Without any spring details or loads how do you expect anyone to give you an answer,

desertfox
 
hey hi desertfox...
will try to explain with example.
now i m using spring steel spring,
for force P1 my spring deforms X1
when i apply force P2 my spring deforms X2
again when i apply Force P1 my spring deforms to X3 and not X1 due to temperature (thermal expansion coeff)
So when i use Material Invar with negligible thermal expansion coeff this error is reduce drastically .But i m afraid in doing so Spring steel properties like fatigue,endurance limit etc will be compromised .
force is not a concern as they are not very high i m worried about the deformation.need a repeatable deformation on every force.with spring steel this repeatability is good at const temperature.to eliminate this temp. effect wanna use invar material
 
hi gettoritesh

Without specific numbers for your spring no one can give you an answer

desertfox
 
What little I know of Invar suggests that using it as a clockspring is a poor idea - Invar has a low reported tempco only in the fully annealed state (and even then, has dimensional instabilities of 10's of ppm per year "due to impurities"). It creeps quite readily at very low stresses (i.e. a wound clockspring would relax over time) at room temperature. If work-hardened to improve its yield strength and presumably creep rates, its tempco can increase by a factor of 2 to 4 or more.
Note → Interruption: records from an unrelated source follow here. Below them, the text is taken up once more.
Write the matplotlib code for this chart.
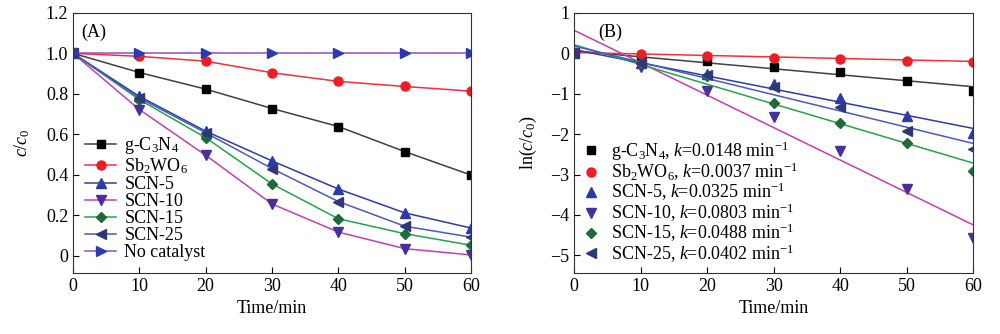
import numpy as np
import matplotlib
matplotlib.use('Agg')
import matplotlib.pyplot as plt

plt.rcParams['font.family'] = ['Liberation Serif', 'DejaVu Serif']
plt.rcParams['mathtext.fontset'] = 'custom'
plt.rcParams['mathtext.rm'] = 'Liberation Serif'
plt.rcParams['mathtext.it'] = 'Liberation Serif:italic'

# 数据
t = [0, 10, 20, 30, 40, 50, 60]
names = ['g-C$_3$N$_4$', 'Sb$_2$WO$_6$', 'SCN-5', 'SCN-10', 'SCN-15', 'SCN-25', 'No catalyst']
g_c3n4 = [1.0, 0.905, 0.823, 0.727, 0.638, 0.514, 0.398]
sb2wo6 = [1.0, 0.985, 0.961, 0.904, 0.861, 0.836, 0.813]
scn5 = [1.0, 0.787, 0.615, 0.468, 0.329, 0.211, 0.136]
scn10 = [1.0, 0.722, 0.496, 0.255, 0.116, 0.034, 0.003]
scn15 = [1.0, 0.771, 0.583, 0.354, 0.182, 0.108, 0.051]
scn25 = [1.0, 0.779, 0.607, 0.430, 0.267, 0.145, 0.091]
no_cat = [1.0, 1.0, 1.0, 1.0, 1.0, 1.0, 1.0]

# ln(c/c0)
ln_g = [0, -0.12, -0.20, -0.33, -0.47, -0.68, -0.94]
ln_sb = [0, -0.02, -0.06, -0.11, -0.15, -0.19, -0.21]
ln_5 = [0, -0.24, -0.52, -0.76, -1.11, -1.55, -1.97]
ln_10 = [0, -0.34, -0.94, -1.57, -2.43, -3.36, -4.56]
ln_15 = [0, -0.25, -0.57, -1.23, -1.72, -2.21, -2.91]
ln_25 = [0, -0.25, -0.53, -0.84, -1.33, -1.92, -2.36]
k_vals = [0.0148, 0.0037, 0.0325, 0.0803, 0.0488, 0.0402]
intercepts = [0.06, 0.02, 0.09, 0.57, 0.21, 0.18]

line_colors = ['#404040', '#f0303a', '#2c3ca8', '#c83cb4', '#22a548', '#4a5ac0', '#9050c0']
mk_colors = ['#000000', '#ee1c24', '#2a3aa8', '#46309c', '#1e6a3a', '#2e3878', '#2a3ab0']
markers = ['s', 'o', '^', 'v', 'D', '<', '>']
msizes = [5.5, 6.5, 6.5, 6.5, 5, 6.5, 6.5]
fs = 13

fig = plt.figure(figsize=(10, 3.34), dpi=100)
ax1 = fig.add_axes([0.073, 0.1835, 0.398, 0.778])
ax2 = fig.add_axes([0.574, 0.1835, 0.3993, 0.778])

series = [g_c3n4, sb2wo6, scn5, scn10, scn15, scn25, no_cat]
for i, ys in enumerate(series):
    ax1.plot(t, ys, color=line_colors[i], marker=markers[i], ms=msizes[i],
             mfc=mk_colors[i], mec=mk_colors[i], lw=1.1, label=names[i])
ax1.set_xlim(0, 60)
ax1.set_ylim(-0.085, 1.2)
ax1.set_xticks(range(0, 61, 10))
ax1.set_yticks([0, 0.2, 0.4, 0.6, 0.8, 1.0, 1.2])
ax1.set_yticklabels(['0', '0.2', '0.4', '0.6', '0.8', '1.0', '1.2'])
ax1.set_xlabel('Time/min', fontsize=fs)
ax1.set_ylabel('$\\mathit{c/c}_0$', fontsize=fs, labelpad=10)
ax1.text(0.02, 0.925, '(A)', transform=ax1.transAxes, fontsize=fs, va='center')
ax1.legend(loc='lower left', bbox_to_anchor=(0.0, 0.0), frameon=False, fontsize=fs,
           handlelength=1.75, labelspacing=0.0, handletextpad=0.45, borderaxespad=0.25)

ln_series = [ln_g, ln_sb, ln_5, ln_10, ln_15, ln_25]
tt = np.array([0, 60])
for i, ys in enumerate(ln_series):
    ax2.plot(tt, intercepts[i] - k_vals[i] * tt, color=line_colors[i], lw=1.1)
    ax2.plot(t, ys, ls='none', marker=markers[i], ms=msizes[i],
             mfc=mk_colors[i], mec=mk_colors[i],
             label=names[i] + ', $\\mathit{k}$=%.4f min$^{-1}$' % k_vals[i])
ax2.set_xlim(0, 60)
ax2.set_ylim(-5.43, 1)
ax2.set_xticks(range(0, 61, 10))
ax2.set_yticks([-5, -4, -3, -2, -1, 0, 1])
ax2.set_yticklabels(['\u22125', '\u22124', '\u22123', '\u22122', '\u22121', '0', '1'])
ax2.set_xlabel('Time/min', fontsize=fs)
ax2.set_ylabel('ln($\\mathit{c/c}_0$)', fontsize=fs, labelpad=8)
ax2.text(0.06, 0.925, '(B)', transform=ax2.transAxes, fontsize=fs, va='center')
ax2.legend(loc='lower left', bbox_to_anchor=(0.0, 0.0), frameon=False, fontsize=fs,
           handlelength=1.0, labelspacing=-0.1, handletextpad=0.6, borderaxespad=0.05)

for ax in (ax1, ax2):
    ax.tick_params(direction='in', labelsize=fs, length=4)
    for s in ax.spines.values():
        s.set_color('#333333')

plt.savefig('out.png', dpi=100)
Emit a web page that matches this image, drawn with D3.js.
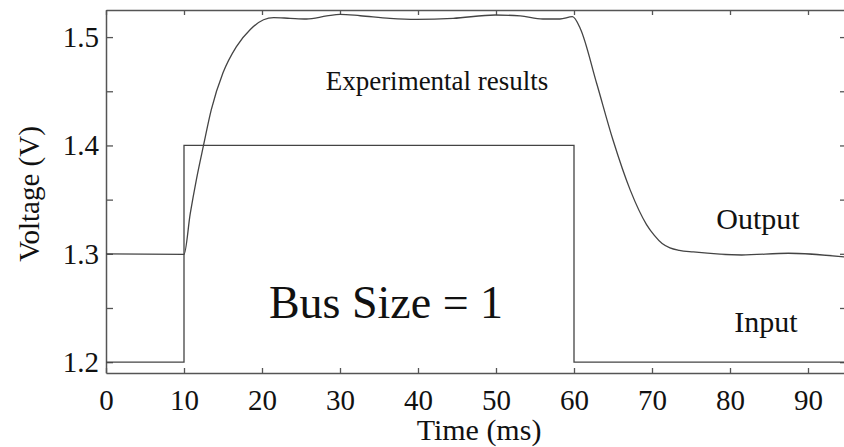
<!DOCTYPE html>
<html>
<head>
<meta charset="utf-8">
<script src="https://cdn.jsdelivr.net/npm/d3@7"></script>
<style>
  html, body { margin: 0; padding: 0; background: #fff; }
  svg { display: block; font-family: "Liberation Serif", "DejaVu Serif", serif; }
</style>
</head>
<body>
<div id="chart"></div>
<script>
const width = 844;
const height = 447;
const margin = { top: 10, right: -3, bottom: 74, left: 106 };

// tick values
const timeTicks = [0, 10, 20, 30, 40, 50, 60, 70, 80, 90];
const voltTicks = [1.2, 1.25, 1.3, 1.35, 1.4, 1.45, 1.5];

// input pulse (step after)
const inputTime = [0, 10, 60, 95];
const inputVolt = [1.2, 1.4, 1.2, 1.2];

// measured output
const outputTime = [0, 10, 10.8, 11.6, 12.5, 13.5, 15.0, 16.7, 18.5, 20.2, 21.5, 23.6, 25.7, 28.3, 30.0, 32.6, 36.4, 39.8, 44.5, 49.9, 53.1, 56.0, 58.2, 59.8, 60.8, 62.9, 65.0, 67.2, 69.3, 70.3, 71.3, 72.3, 73.5, 75.3, 81.5, 87.5, 95];
const outputVolt = [1.3, 1.2995, 1.337, 1.369, 1.4, 1.433, 1.467, 1.491, 1.507, 1.516, 1.518, 1.5173, 1.5167, 1.5195, 1.521, 1.5197, 1.5173, 1.5164, 1.5173, 1.5204, 1.5195, 1.5167, 1.5167, 1.5188, 1.508, 1.4574, 1.405, 1.359, 1.327, 1.317, 1.3095, 1.3055, 1.3032, 1.3017, 1.2989, 1.3005, 1.2968];

const svg = d3
  .select("#chart")
  .append("svg")
  .attr("width", width)
  .attr("height", height);

const xScale = d3
  .scaleLinear()
  .domain([0, 95])
  .range([margin.left, width - margin.right]);

const yScale = d3
  .scaleLinear()
  .domain([1.19, 1.525])
  .range([height - margin.bottom, margin.top]);

const frameColor = "#555";
const lineColor = "#444";

// bottom axis with labels, ticks pointing inward
svg
  .append("g")
  .attr("transform", `translate(0,${yScale(1.19)})`)
  .call(
    d3.axisBottom(xScale).tickValues(timeTicks).tickSizeInner(-5).tickSizeOuter(0).tickPadding(16)
  );

// top axis, ticks only
svg
  .append("g")
  .attr("transform", `translate(0,${yScale(1.525)})`)
  .call(
    d3.axisTop(xScale).tickValues(timeTicks).tickSizeInner(-5).tickSizeOuter(0).tickFormat("")
  );

// left axis with labels on the tenths
svg
  .append("g")
  .attr("transform", `translate(${xScale(0)},0)`)
  .call(
    d3
      .axisLeft(yScale)
      .tickValues(voltTicks)
      .tickSizeInner(-7)
      .tickSizeOuter(0)
      .tickPadding(7)
      .tickFormat((d) => (Math.round(d * 100) % 10 === 0 ? d3.format(".1f")(d) : ""))
  );

// right axis, ticks only
svg
  .append("g")
  .attr("transform", `translate(${xScale(95)},0)`)
  .call(
    d3.axisRight(yScale).tickValues(voltTicks).tickSizeInner(-7).tickSizeOuter(0).tickFormat("")
  );

svg.selectAll(".tick line").attr("stroke", frameColor).attr("stroke-width", 1.3);
svg.selectAll(".domain").attr("stroke", frameColor).attr("stroke-width", 1.5);
svg
  .selectAll(".tick text")
  .attr("font-family", "Liberation Serif")
  .attr("font-size", 29)
  .attr("fill", "#111");

// input pulse
const inputLine = d3
  .line()
  .x((d, i) => xScale(inputTime[i]))
  .y((d) => yScale(d))
  .curve(d3.curveStepAfter);

svg
  .append("path")
  .attr("d", inputLine(inputVolt))
  .attr("fill", "none")
  .attr("stroke", lineColor)
  .attr("stroke-width", 1.3);

// output curve
const outputLine = d3
  .line()
  .x((d, i) => xScale(outputTime[i]))
  .y((d) => yScale(d))
  .curve(d3.curveMonotoneX);

svg
  .append("path")
  .attr("d", outputLine(outputVolt))
  .attr("fill", "none")
  .attr("stroke", lineColor)
  .attr("stroke-width", 1.3);

// annotations
const notes = [
  { text: "Experimental results", x: 437, y: 90, size: 27 },
  { text: "Output", x: 758, y: 229, size: 30 },
  { text: "Input", x: 766, y: 332, size: 30 },
  { text: "Bus Size = 1", x: 386, y: 318, size: 46 },
];

svg
  .selectAll(".note")
  .data(notes)
  .enter()
  .append("text")
  .attr("class", "note")
  .attr("x", (d) => d.x)
  .attr("y", (d) => d.y)
  .attr("text-anchor", "middle")
  .attr("font-size", (d) => d.size)
  .attr("fill", "#111")
  .text((d) => d.text);

// axis titles
svg
  .append("text")
  .attr("x", 479)
  .attr("y", 440)
  .attr("text-anchor", "middle")
  .attr("font-size", 30)
  .attr("fill", "#111")
  .text("Time (ms)");

svg
  .append("text")
  .attr("transform", "rotate(-90)")
  .attr("x", -194)
  .attr("y", 39)
  .attr("text-anchor", "middle")
  .attr("font-size", 29)
  .attr("fill", "#111")
  .text("Voltage (V)");
</script>
</body>
</html>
Instruments using Invar for its low expansion properties must be calibrated to compensate for the real tempco of the given lot of material. Other low expansion alloys exist, e.g. Inovco, Nivarox.

There are alloys which have very small changes in Young's modulus vs. temperature (important if constant spring force is the requirement, e.g. a torsion spring), examples include Elinvar, Nivaflex.

To get REALLY low, really repeatable tempco, use fused silica or quartz.
 
btrueblood: what sort of value might we expect for fused silica or quartz?
 
Elgiloy (UNS R30003) is a cobalt-based alloy that was developed for high stress spring applications where stable performance due to temperature variation and stress relaxation are desired. It has a nominal composition of 40 Co–20 Cr–15.5 Ni–15.3 Fe–7 Mo–2 Mn–0.15 C–0.04 Be. Use the following link for more information:

 
A quick lookup gives values of 0.5 ppm/C for 0-100 C, for fused silica. Ref. CRC Handbook of Chem. & Physics, 1958 ed. It also lists crystalline quartz at 7.97 ppm/C for 0-80C, um - so I guess the fused silica is what I was recalling (we always called it quartz, because it has optical properties in the UV nearly identical to quartz).

Invar "super" at best is 0.8, but "regular" grade is 1.5, and can be as high as 6. Point being it can vary depending on stress, time, composition variables, prior heat treatment history.
 
Fused silica filaments have been used as ultralight torsion springs in scientific instruments. The design concepts would be very different from metal spings. the strain capability would be much lower.
 
Springs for temperature compensated accurate mechanisms that should be stable over a range of temperatures are usually made of Ni Span C or Iso Elastic spring alloys.
 
a- low expansion materials: think Zerodur, a glassy material
b- all glasses will be brittle and will endure only limited strain and are "difficult" to fabricate
c- are there other ways to compensate for ther thermal effects?
d- are your other materials parameters controlled enough to justify such as search beyond those listed?